Accordingly, he explained to those Gentiles some Jewish customs that they might understand the background of Jesus. He was not concerned with describing the controversies between Jesus and the Pharisees, but translated Aramaic and Hebrew phrases, and also familiar Latin expressions into Greek. This shows that the Gospel of Mark was not written for Hebrews, but for Gentiles, and for Romans in particular, to draw them to living faith in Christ, the King of Kings, the Lord of Lords, and the divine founder of the spiritual kingdom in our corrupt world.
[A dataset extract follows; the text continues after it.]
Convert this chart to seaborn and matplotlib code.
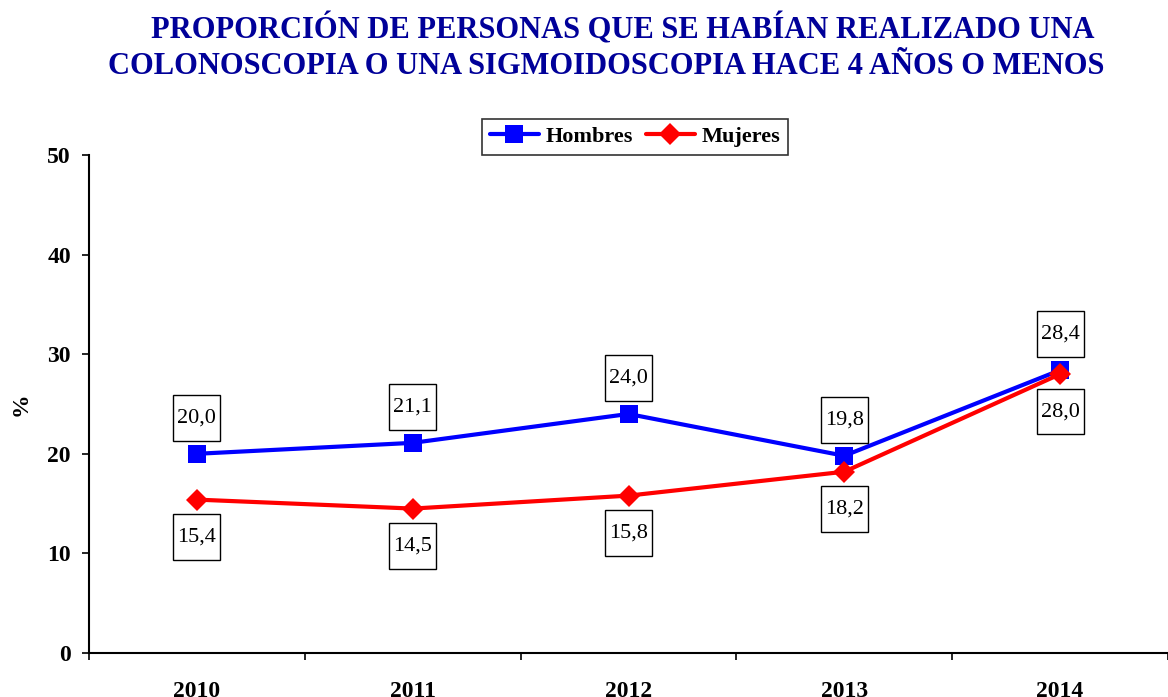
import numpy as np
import pandas as pd
import matplotlib
matplotlib.use("Agg")
import matplotlib.pyplot as plt
from matplotlib.path import Path
import seaborn as sns

YEARS = ["2010", "2011", "2012", "2013", "2014"]
HOMBRES = [20.0, 21.1, 24.0, 19.8, 28.4]
MUJERES = [15.4, 14.5, 15.8, 18.2, 28.0]
SERIES = ["Hombres", "Mujeres"]
PAL = {"Hombres": "#0000ff", "Mujeres": "#ff0000"}

TITLE_1 = "PROPORCIÓN DE PERSONAS QUE SE HABÍAN REALIZADO UNA"
TITLE_2 = "COLONOSCOPIA O UNA SIGMOIDOSCOPIA HACE 4 AÑOS O MENOS"

sns.set_style("white")
plt.rcParams["font.family"] = ["Liberation Serif", "DejaVu Serif"]
plt.rcParams["text.color"] = "black"
plt.rcParams["xtick.color"] = "black"
plt.rcParams["ytick.color"] = "black"
plt.rcParams["axes.labelcolor"] = "black"


def caja(x0, y0, width, height, mutation_size):
    # caja rectangular con mas margen vertical que horizontal (estilo Excel)
    px = 0.18 * mutation_size
    py = 0.6 * mutation_size
    x0, y0 = x0 - px, y0 - py
    x1, y1 = x0 + width + 2 * px, y0 + height + 2 * py
    return Path([(x0, y0), (x1, y0), (x1, y1), (x0, y1), (x0, y0)], closed=True)


df = pd.DataFrame({
    "x": list(range(len(YEARS))) * 2,
    "valor": HOMBRES + MUJERES,
    "serie": ["Hombres"] * len(YEARS) + ["Mujeres"] * len(YEARS),
})

fig = plt.figure(figsize=(11.68, 6.97), dpi=100)
ax = fig.add_axes([89 / 1168, 44 / 697, 1079 / 1168, 498 / 697])

sns.lineplot(data=df, x="x", y="valor", hue="serie", style="serie",
             hue_order=SERIES, style_order=SERIES, palette=PAL,
             markers={"Hombres": "s", "Mujeres": "D"},
             dashes={"Hombres": "", "Mujeres": ""},
             markersize=13, linewidth=3, markeredgewidth=0, ax=ax)
for ln in ax.lines:
    if ln.get_marker() == "D":
        ln.set_markersize(11)

box = dict(boxstyle=caja, fc="white", ec="black", lw=1)
for i, v in enumerate(HOMBRES):
    ax.annotate(f"{v:.1f}".replace(".", ","), (i, v), xytext=(0, 26),
                textcoords="offset points", ha="center", va="center",
                fontsize=16, bbox=box, zorder=5)
for i, v in enumerate(MUJERES):
    ax.annotate(f"{v:.1f}".replace(".", ","), (i, v), xytext=(0, -27),
                textcoords="offset points", ha="center", va="center",
                fontsize=16, bbox=box, zorder=5)

ax.set_ylim(0, 50)
ax.set_yticks(range(0, 51, 10))
ax.set_xlim(-0.5, 4.48)
ax.set_xticks(np.arange(-0.5, 4.6, 1))
ax.set_xticklabels([])
ax.set_xticks(range(len(YEARS)), minor=True)
ax.set_xticklabels(YEARS, minor=True)
ax.tick_params(axis="x", which="minor", bottom=True, length=0, pad=20, labelsize=17)
ax.tick_params(axis="x", which="major", bottom=True, direction="out", length=5, width=1.2)
ax.tick_params(axis="y", left=True, direction="out", length=5, width=1.2, labelsize=17, pad=8)
for lab in ax.get_xticklabels(minor=True) + ax.get_yticklabels():
    lab.set_fontweight("bold")

sns.despine(ax=ax, top=True, right=True)
for s in ("left", "bottom"):
    ax.spines[s].set_linewidth(1.5)
    ax.spines[s].set_color("black")

ax.set_xlabel("")
ax.set_ylabel("%", fontsize=17, fontweight="bold")
ax.yaxis.set_label_coords(-0.053, 0.5)

leg = ax.legend(loc="lower center", bbox_to_anchor=(0.506, 1.0), ncol=2,
                frameon=True, fancybox=False, edgecolor="black",
                prop={"weight": "bold", "size": 16}, handlelength=2.2,
                columnspacing=0.6, handletextpad=0.3, borderpad=0.35,
                borderaxespad=0.0)
leg.get_frame().set_linewidth(1.2)

fig.text(623 / 1168, 1 - 38 / 697, TITLE_1, ha="center", va="baseline", color="#000099",
         fontsize=22, fontweight="bold")
fig.text(606 / 1168, 1 - 74 / 697, TITLE_2, ha="center", va="baseline", color="#000099",
         fontsize=22, fontweight="bold")

fig.savefig("out.png", dpi=100)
When Was the Gospel of Mark Written?

St. Irenaeus wrote that Peter read this gospel, and approved its contents before his death. This indicates that this gospel was written earlier than 64 AD since the great persecution of Nero had taken place during this year, which resulted in the death of Peter.

We learn from this shortest gospel that the power of God was at work in the Lord Jesus Christ. We recognize from reflecting on his life, that he, who was raised from the dead, is present with us even today, establishing the kingdom of his love among the nations. As such, the Son of God calls us with his commands to obey the faith, for in his kingdom there is neither disorder nor sin, but the power of the Holy Spirit at work, according to the arrangements of his mercy based on his everlasting triumph.

Please do not read the Gospel of Mark hastily or superficially, but study every word of it, and hold fast to it, that you may be strengthened in your spiritual life.

Analysis of the Gospel of Mark

  1. The preparations for Christ’s appearance, MARK 1:1-13
  2. The beginning of Christ’s ministry in Galilee, MARK 1:14-45
  3. The conflict between Jesus and the Jewish leaders, MARK 2:1-3:6
  4. The great signs and miracles of Christ in Galilee and its Surroundings, MARK 3:7-8:26
  5. Christ prepares his disciples for his sufferings and death, MARK 8:27-10:45
  6. Jesus’ entrance into Jerusalem and his last works, MARK 10:46-52
  7. Jesus’ passion and death, MARK 14 and 15
  8. Jesus’ resurrection, MARK 16


  1. Who is Mark, and who were his fellow-laborers?
  2. What is the main source of the Gospel of Mark?
  3. For whom did Mark write his gospel, and at what time?